Collecting information concerning all queries would allow for performance analysis very similar to the business analysis performed using the warehouse itself. The value of pattern matching for predicate operators and columns used in a predicate would provide invaluable information to the performance analyst. This would allow the analyst to distinguish between broad misunderstandings of DB2 performance and SQL usage from single users who require more training to avoid poor SQL that slows down a warehouse's performance.
Unfortunately, DB2 does not provide all this information today. The access path selection information can be obtained from the mini-bind IFCID 22 for dynamic queries and from the PLAN_TABLE table for static queries that are bound with the "EXPLAIN YES" parameter coded. The object statistics can be collected from the DB2 catalog or from third- party analysis tools if the catalog is not kept current. The column names used in predicates could be obtained from the catalog after parsing the SQL text maintained in the SYSSTMT and SYSPACKSTMT table, but this would only assist in static queries and the overwhelming majority of queries in a warehouse environment are dynamic. The predicate information provides the greatest value, but unfortunately, there is no current mechanism to capture and maintain that information on dynamic queries. Therefore, the tuning of individual queries is largely left to historical analysis of thread history information and user education on good SQL coding techniques.

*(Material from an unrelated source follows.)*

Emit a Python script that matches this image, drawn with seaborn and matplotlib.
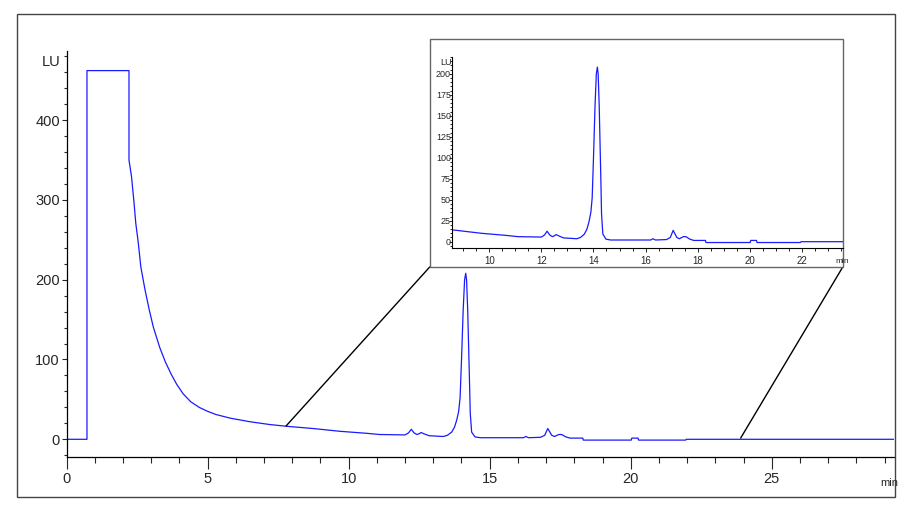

This information can be organized into two matrices. Both could have a list of objects, such as table and index names, and associated with each object would be the SQL statements that drive access to that object. At the statement level, the number of getpage requests, subdivided by asynchronous and synchronous requests, would be detailed. These detailed numbers would be rolled up to the object level for total object getpage requests.
The second matrix would have similar object information and a count of the number of select and update statements executed over a particular time interval. The longer the time interval is, the better the analysis will be. The update information could include a breakdown of insert, update and delete statements for more detailed analysis. From this information, index objects could be identified that generate little or no read activity and, therefore, are potential candidates for elimination.

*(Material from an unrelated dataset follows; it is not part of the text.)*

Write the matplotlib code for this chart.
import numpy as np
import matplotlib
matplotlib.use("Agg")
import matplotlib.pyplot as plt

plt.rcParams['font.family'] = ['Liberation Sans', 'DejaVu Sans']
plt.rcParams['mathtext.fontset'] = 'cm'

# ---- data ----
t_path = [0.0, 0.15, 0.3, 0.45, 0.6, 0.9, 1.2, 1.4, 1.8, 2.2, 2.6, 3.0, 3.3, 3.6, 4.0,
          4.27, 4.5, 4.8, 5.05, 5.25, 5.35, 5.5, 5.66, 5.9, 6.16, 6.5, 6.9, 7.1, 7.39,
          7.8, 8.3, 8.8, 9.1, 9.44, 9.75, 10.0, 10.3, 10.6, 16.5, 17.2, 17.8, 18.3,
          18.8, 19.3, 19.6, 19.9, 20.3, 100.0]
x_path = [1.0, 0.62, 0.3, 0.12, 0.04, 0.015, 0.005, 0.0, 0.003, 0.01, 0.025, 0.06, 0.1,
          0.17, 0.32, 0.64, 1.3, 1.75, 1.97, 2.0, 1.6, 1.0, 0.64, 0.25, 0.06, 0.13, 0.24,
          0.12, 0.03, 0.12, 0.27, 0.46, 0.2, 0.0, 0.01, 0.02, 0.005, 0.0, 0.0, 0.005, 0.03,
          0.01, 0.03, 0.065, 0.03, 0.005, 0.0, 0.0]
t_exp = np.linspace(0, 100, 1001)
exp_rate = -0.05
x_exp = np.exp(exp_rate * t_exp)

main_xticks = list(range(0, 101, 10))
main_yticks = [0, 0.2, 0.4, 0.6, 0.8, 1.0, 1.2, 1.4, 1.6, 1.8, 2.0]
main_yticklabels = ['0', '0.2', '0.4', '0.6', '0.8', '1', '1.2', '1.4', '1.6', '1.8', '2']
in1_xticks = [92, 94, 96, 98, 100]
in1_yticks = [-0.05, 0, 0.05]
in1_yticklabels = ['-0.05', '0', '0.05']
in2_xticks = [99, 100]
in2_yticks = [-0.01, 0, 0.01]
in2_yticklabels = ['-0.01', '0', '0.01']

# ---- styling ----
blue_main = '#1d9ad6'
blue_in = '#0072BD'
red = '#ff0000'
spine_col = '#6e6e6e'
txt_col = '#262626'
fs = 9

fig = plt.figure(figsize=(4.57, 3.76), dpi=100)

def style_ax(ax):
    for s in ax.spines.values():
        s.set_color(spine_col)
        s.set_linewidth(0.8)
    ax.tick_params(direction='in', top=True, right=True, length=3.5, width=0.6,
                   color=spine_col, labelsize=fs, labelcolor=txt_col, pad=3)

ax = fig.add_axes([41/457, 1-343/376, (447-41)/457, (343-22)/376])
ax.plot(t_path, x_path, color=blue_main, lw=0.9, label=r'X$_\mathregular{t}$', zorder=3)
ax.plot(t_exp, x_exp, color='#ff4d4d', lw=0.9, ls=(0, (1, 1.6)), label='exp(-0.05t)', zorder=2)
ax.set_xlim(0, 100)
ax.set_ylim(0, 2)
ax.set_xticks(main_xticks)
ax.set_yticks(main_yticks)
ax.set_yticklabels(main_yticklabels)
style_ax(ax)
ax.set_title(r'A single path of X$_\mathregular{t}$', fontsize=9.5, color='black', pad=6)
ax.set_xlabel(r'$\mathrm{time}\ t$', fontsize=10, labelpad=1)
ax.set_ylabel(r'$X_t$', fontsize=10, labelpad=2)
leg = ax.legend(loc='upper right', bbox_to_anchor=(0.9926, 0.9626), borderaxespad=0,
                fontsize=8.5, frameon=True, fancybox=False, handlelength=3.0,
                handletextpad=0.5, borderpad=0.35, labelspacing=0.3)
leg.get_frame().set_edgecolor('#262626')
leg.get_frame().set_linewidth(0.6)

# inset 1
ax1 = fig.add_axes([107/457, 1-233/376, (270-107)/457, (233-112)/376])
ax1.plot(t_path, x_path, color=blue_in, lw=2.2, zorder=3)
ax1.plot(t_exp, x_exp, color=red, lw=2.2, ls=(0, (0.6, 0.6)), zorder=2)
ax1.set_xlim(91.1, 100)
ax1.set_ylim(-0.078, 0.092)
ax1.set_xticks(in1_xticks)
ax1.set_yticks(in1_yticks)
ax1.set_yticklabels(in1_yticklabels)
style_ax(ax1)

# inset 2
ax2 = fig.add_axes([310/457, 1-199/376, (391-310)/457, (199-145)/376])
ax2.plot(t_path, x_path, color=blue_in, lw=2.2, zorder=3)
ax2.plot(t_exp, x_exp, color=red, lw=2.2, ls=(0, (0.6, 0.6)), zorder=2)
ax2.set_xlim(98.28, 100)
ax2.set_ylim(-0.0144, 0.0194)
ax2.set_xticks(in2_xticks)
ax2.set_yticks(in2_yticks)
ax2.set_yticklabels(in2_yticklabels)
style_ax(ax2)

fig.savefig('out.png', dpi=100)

Objects that have a high insert and delete activity could be targeted for increased free space during a reorganization to avoid frequent reorganizations. Objects that have no delete activity could be analyzed to determine the need for some archival process based on business requirements of the data. All of these activities could indirectly affect the performance of the application. Additionally, this information can have great value in reducing the DASD requirements of the warehouse. . Disk drives may be inexpensive, but they are not free.
For direct improvement of performance, these matrices would pinpoint statements that scan tables frequently and provide opportunities for tuning improvements. The Explain from DB2 might indicate that an access path using List Prefetch is being used, when the actual data shows that a List Prefetch path has been abandoned for lack of storage or because too many rows have been selected. The object/statement/getpage request matrix identifies the problem and quantifies the impact to the DB2 subsystem.

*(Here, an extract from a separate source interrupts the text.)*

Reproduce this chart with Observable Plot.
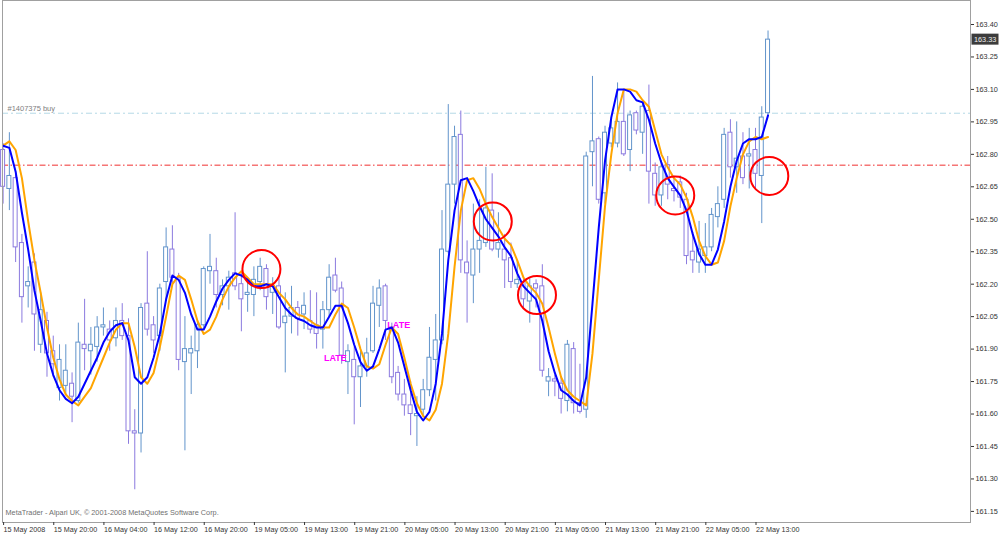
<!DOCTYPE html>
<html><head><meta charset="utf-8">
<script src="https://cdn.jsdelivr.net/npm/d3@7"></script>
<script src="https://cdn.jsdelivr.net/npm/@observablehq/plot@0.6"></script>
<style>html,body{margin:0;padding:0;background:#fff;}#chart svg{display:block}</style>
</head><body><div id="chart"></div>
<script>
// ---- data (GBPJPY H1, 15–22 May 2008), bar index 0 = 15 May 12:00 ----
const opens = [162.82,162.64,162.69,162.39,162.19,162.30,161.92,162.03,161.89,161.72,161.73,161.74,161.66,161.92,161.89,161.91,162.00,161.99,161.95,162.03,161.96,161.52,161.51,162.11,162.01,161.96,162.21,162.36,162.23,161.84,161.88,161.89,162.01,162.26,162.26,162.15,162.19,162.25,162.20,162.15,162.15,162.21,162.27,162.16,162.19,162.02,162.05,162.09,162.06,162.03,162.01,161.99,162.08,162.24,162.18,161.84,161.85,161.77,161.82,161.89,162.10,162.19,162.00,161.79,161.69,161.64,161.59,161.62,161.71,161.85,161.94,162.35,162.66,162.89,162.30,162.24,162.36,162.39,162.54,162.36,162.36,162.32,162.20,162.21,162.12,162.20,162.19,161.75,161.76,161.74,161.66,161.90,161.65,161.62,162.81,162.87,162.62,162.85,162.85,162.95,162.82,162.99,162.90,163.00,162.71,162.61,162.75,162.64,162.67,162.59,162.35,162.30,162.33,162.37,162.51,162.59,162.90,162.74,162.79,162.79,162.82,162.70,162.99];
const highs = [162.85,162.90,162.72,162.43,162.28,162.34,162.16,162.07,161.96,161.92,161.92,161.79,162.02,162.13,162.00,162.05,162.09,162.03,162.09,162.11,162.04,161.62,162.11,162.35,162.05,162.20,162.46,162.47,162.25,162.05,161.96,162.03,162.28,162.43,162.32,162.22,162.26,162.53,162.25,162.23,162.28,162.32,162.29,162.23,162.23,162.16,162.19,162.12,162.16,162.17,162.16,162.12,162.29,162.32,162.21,161.92,161.91,161.89,161.95,162.19,162.22,162.20,162.02,161.82,161.76,161.75,161.68,161.76,162.00,162.06,162.54,163.03,162.93,163.00,162.40,162.57,162.59,162.74,162.71,162.53,162.43,162.39,162.31,162.23,162.23,162.22,162.29,161.81,161.78,161.77,161.94,161.93,161.83,162.81,163.16,162.88,162.93,162.97,163.13,163.10,163.00,163.00,163.04,163.12,162.76,162.77,162.79,162.70,162.70,162.62,162.44,162.49,162.48,162.55,162.65,162.92,162.96,162.95,162.90,162.92,162.92,163.02,163.37];
const lows = [162.57,162.54,162.30,162.02,162.09,161.89,161.88,161.77,161.77,161.66,161.69,161.56,161.65,161.80,161.78,161.84,161.96,161.89,161.91,161.94,161.46,161.25,161.42,161.96,161.88,161.89,162.12,162.19,161.80,161.43,161.69,161.81,161.99,162.20,162.09,162.10,162.08,162.17,161.98,162.07,162.05,162.17,162.08,162.06,161.99,161.79,161.97,161.96,161.99,161.97,161.90,161.90,162.05,162.16,161.83,161.69,161.55,161.63,161.77,161.88,162.00,161.94,161.74,161.66,161.59,161.50,161.45,161.59,161.68,161.66,161.92,162.34,162.57,162.25,162.02,162.11,162.25,162.37,162.35,162.32,162.18,162.18,162.18,162.09,162.02,162.09,161.77,161.68,161.68,161.60,161.61,161.60,161.60,161.58,162.65,162.57,162.57,162.83,162.83,162.79,162.72,162.89,162.80,162.57,162.56,162.56,162.59,162.58,162.55,162.29,162.25,162.25,162.25,162.35,162.46,162.55,162.69,162.62,162.66,162.64,162.64,162.48,162.98];
const closes = [162.65,162.70,162.37,162.14,162.21,162.06,162.08,161.88,161.83,161.85,161.80,161.68,161.93,161.90,161.92,162.00,162.01,161.94,162.03,161.96,161.52,161.51,162.09,161.99,161.94,162.18,162.37,162.23,161.85,161.90,161.90,162.01,162.27,162.28,162.15,162.19,162.23,162.19,162.13,162.16,162.22,162.28,162.14,162.19,162.00,162.05,162.09,162.04,162.10,161.99,161.97,162.08,162.23,162.17,161.87,161.89,161.77,161.82,161.88,162.11,162.18,162.03,161.77,161.69,161.64,161.60,161.60,161.71,161.86,161.94,162.36,162.66,162.88,162.31,162.25,162.36,162.40,162.55,162.36,162.39,162.31,162.21,162.22,162.13,162.19,162.18,161.80,161.77,161.75,161.67,161.92,161.65,161.61,162.79,162.86,162.59,162.90,162.92,162.95,162.80,162.98,162.91,163.02,162.72,162.61,162.74,162.66,162.63,162.60,162.33,162.31,162.36,162.37,162.52,162.57,162.89,162.74,162.78,162.69,162.80,162.71,162.97,163.33];
const fastMA = [162.84,162.83,162.72,162.53,162.36,162.17,162.03,161.88,161.78,161.71,161.67,161.65,161.68,161.74,161.80,161.86,161.93,161.98,162.01,162.02,161.94,161.77,161.74,161.77,161.86,161.97,162.13,162.24,162.22,162.16,162.06,161.99,161.99,162.05,162.12,162.18,162.22,162.25,162.24,162.22,162.19,162.19,162.20,162.19,162.14,162.09,162.06,162.04,162.03,162.01,162.00,162.00,162.05,162.10,162.10,162.02,161.92,161.84,161.80,161.82,161.90,161.99,162.00,161.93,161.82,161.71,161.61,161.57,161.61,161.74,161.97,162.31,162.54,162.68,162.69,162.63,162.56,162.50,162.46,162.42,162.37,162.33,162.25,162.19,162.16,162.13,162.03,161.89,161.79,161.71,161.69,161.66,161.64,161.77,162.11,162.46,162.77,162.97,163.10,163.10,163.09,163.05,163.04,162.96,162.85,162.76,162.69,162.65,162.61,162.54,162.43,162.34,162.29,162.29,162.36,162.49,162.65,162.77,162.85,162.87,162.87,162.88,162.98];
const slowMA = [162.84,162.86,162.82,162.69,162.49,162.31,162.16,162.00,161.86,161.76,161.69,161.66,161.64,161.68,161.72,161.79,161.86,161.93,161.99,162.02,162.02,161.91,161.77,161.74,161.79,161.91,162.05,162.20,162.24,162.22,162.13,162.03,161.97,161.99,162.05,162.13,162.19,162.23,162.26,162.23,162.20,162.20,162.20,162.20,162.16,162.13,162.09,162.06,162.05,162.03,162.01,162.00,162.00,162.06,162.11,162.09,162.00,161.90,161.82,161.81,161.83,161.92,162.00,161.97,161.86,161.74,161.65,161.59,161.57,161.62,161.74,161.97,162.28,162.54,162.68,162.69,162.64,162.57,162.51,162.46,162.41,162.38,162.31,162.23,162.19,162.16,162.11,162.00,161.88,161.77,161.71,161.68,161.66,161.64,161.88,162.22,162.56,162.80,162.99,163.10,163.10,163.09,163.05,163.02,162.91,162.80,162.74,162.69,162.66,162.60,162.51,162.40,162.33,162.29,162.30,162.40,162.56,162.69,162.80,162.86,162.88,162.87,162.88];
const tickBars = [0,8,16,24,32,40,48,56,64,72,80,88,96,104,112,120];
const tickLabels = ["15 May 2008","15 May 20:00","16 May 04:00","16 May 12:00","16 May 20:00","19 May 05:00","19 May 13:00","19 May 21:00","20 May 05:00","20 May 13:00","20 May 21:00","21 May 05:00","21 May 13:00","21 May 21:00","22 May 05:00","22 May 13:00"];
const priceTicks = [161.15,161.30,161.45,161.60,161.75,161.90,162.05,162.20,162.35,162.50,162.65,162.80,162.95,163.10,163.25,163.40];
const buyLevel = 162.99;
const stopLevel = 162.75;
const orderLabel = ["#1407375 buy"];
const copyright = ["MetaTrader - Alpari UK, © 2001-2008 MetaQuotes Software Corp."];
const lateBars = [53.0, 63.1];
const latePrices = [161.86, 162.01];
const lateTexts = ["LATE", "LATE"];
const circleBars = [41.2, 78.1, 85.15, 107.2, 122.2];
const circlePrices = [162.27, 162.49, 162.15, 162.61, 162.70];

// ---- build tables ----
const bars = opens.map((o, i) => ({i, open: o, high: highs[i], low: lows[i], close: closes[i]}));
const fast = fastMA.map((v, i) => ({i, v}));
const slow = slowMA.map((v, i) => ({i, v}));
const lates = lateTexts.map((t, k) => ({i: lateBars[k], p: latePrices[k], t}));
const circles = circleBars.map((b, k) => ({i: b, p: circlePrices[k]}));

// ---- layout ----
const W = 1000, H = 536, mL = 2, mR = 30, mT = 0, mB = 14;
const bar0px = 2.6, barStep = 6.27;          // pixel of first bar, pixels per bar
const refPrice = 163.40, refPx = 24, pxPerUnit = 216.4;
const xDomain = [(mL - bar0px) / barStep, (W - mR - bar0px) / barStep];
const yDomain = [refPrice - (H - mB - refPx) / pxPerUnit, refPrice + (refPx - mT) / pxPerUnit];
const bw = 2 / barStep;
const UP = "#6294cb", DOWN = "#8b7adf";
const col = d => d.close >= d.open ? UP : DOWN;
const FONT = "'Liberation Sans', Arial, sans-serif";

const chart = Plot.plot({
  width: W, height: H,
  marginLeft: mL, marginRight: mR, marginTop: mT, marginBottom: mB,
  style: {fontFamily: FONT, fontSize: "7.3px", background: "#fff", color: "#333", overflow: "visible"},
  x: {domain: xDomain, axis: null},
  y: {domain: yDomain, axis: null},
  marks: [
    Plot.ruleY([buyLevel], {stroke: "#b4d9e6", strokeWidth: 1, strokeDasharray: "6,3,2,3"}),
    Plot.ruleY([stopLevel], {stroke: "#f03030", strokeWidth: 1, strokeDasharray: "6,2.5,1.5,2.5"}),
    Plot.ruleX(bars, {x: "i", y1: "low", y2: "high", stroke: col, strokeWidth: 1}),
    Plot.rect(bars, {x1: d => d.i - bw, x2: d => d.i + bw, y1: "open", y2: "close", fill: "#fff", stroke: col, strokeWidth: 1}),
    Plot.text(lates, {x: "i", y: "p", text: "t", fill: "#ff00ff", fontWeight: "bold", fontSize: 9, fontFamily: FONT}),
    Plot.line(slow, {x: "i", y: "v", stroke: "#ffa500", strokeWidth: 2}),
    Plot.line(fast, {x: "i", y: "v", stroke: "#0000ff", strokeWidth: 2}),
    Plot.dot(circles, {x: "i", y: "p", r: 19, stroke: "#ff0000", strokeWidth: 2, fill: "none"}),
    Plot.text(orderLabel, {text: d => d, y: () => buyLevel, frameAnchor: "left", textAnchor: "start", dx: 5, dy: -5, fill: "#808080", fontSize: 7.5}),
    Plot.text(copyright, {text: d => d, frameAnchor: "bottom-left", textAnchor: "start", dx: 3, dy: -8, fill: "#707070", fontSize: 7.3}),
    Plot.frame({stroke: "#a0a0a0"}),
    Plot.axisX(tickBars, {anchor: "bottom", tickSize: 3, tickPadding: 1, textAnchor: "start", dx: 0.5,
      tickFormat: d => tickLabels[tickBars.indexOf(d)], fontSize: 7.2, color: "#333", label: null}),
    Plot.axisY(priceTicks, {anchor: "right", tickSize: 3, tickPadding: 2, tickFormat: d => d.toFixed(2),
      fontSize: 7.3, color: "#333", label: null})
  ]
});

// current bid price box on the price axis
const yScale = chart.scale("y");
const last = closes[closes.length - 1];
const yy = yScale.apply(last);
const svg = d3.select(chart);
svg.append("rect").attr("x", W - mR + 1.5).attr("y", yy - 5.5).attr("width", 27).attr("height", 11).attr("fill", "#3c3c3c");
svg.append("text").attr("x", W - mR + 4).attr("y", yy).attr("dy", "0.35em").attr("fill", "#f0f0f0")
  .attr("text-anchor", "start").attr("font-size", "7.3px").attr("font-family", FONT).text(last.toFixed(2));

document.getElementById("chart").appendChild(chart);
</script>
</body></html>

When viewing the matrix from a DB2 subsystem or data-sharing group perspective, the analyst can tune the SQL causing the greatest impact on the DB2 subsystem. By tying this information back to a specific user, the analyst can target users that might need further SQL education. This information is of greatest value when working with dynamic SQL because the only Explain of dynamic SQL is the IFCID 22 Mini-bind, which is seldom externalized through a DB2 trace.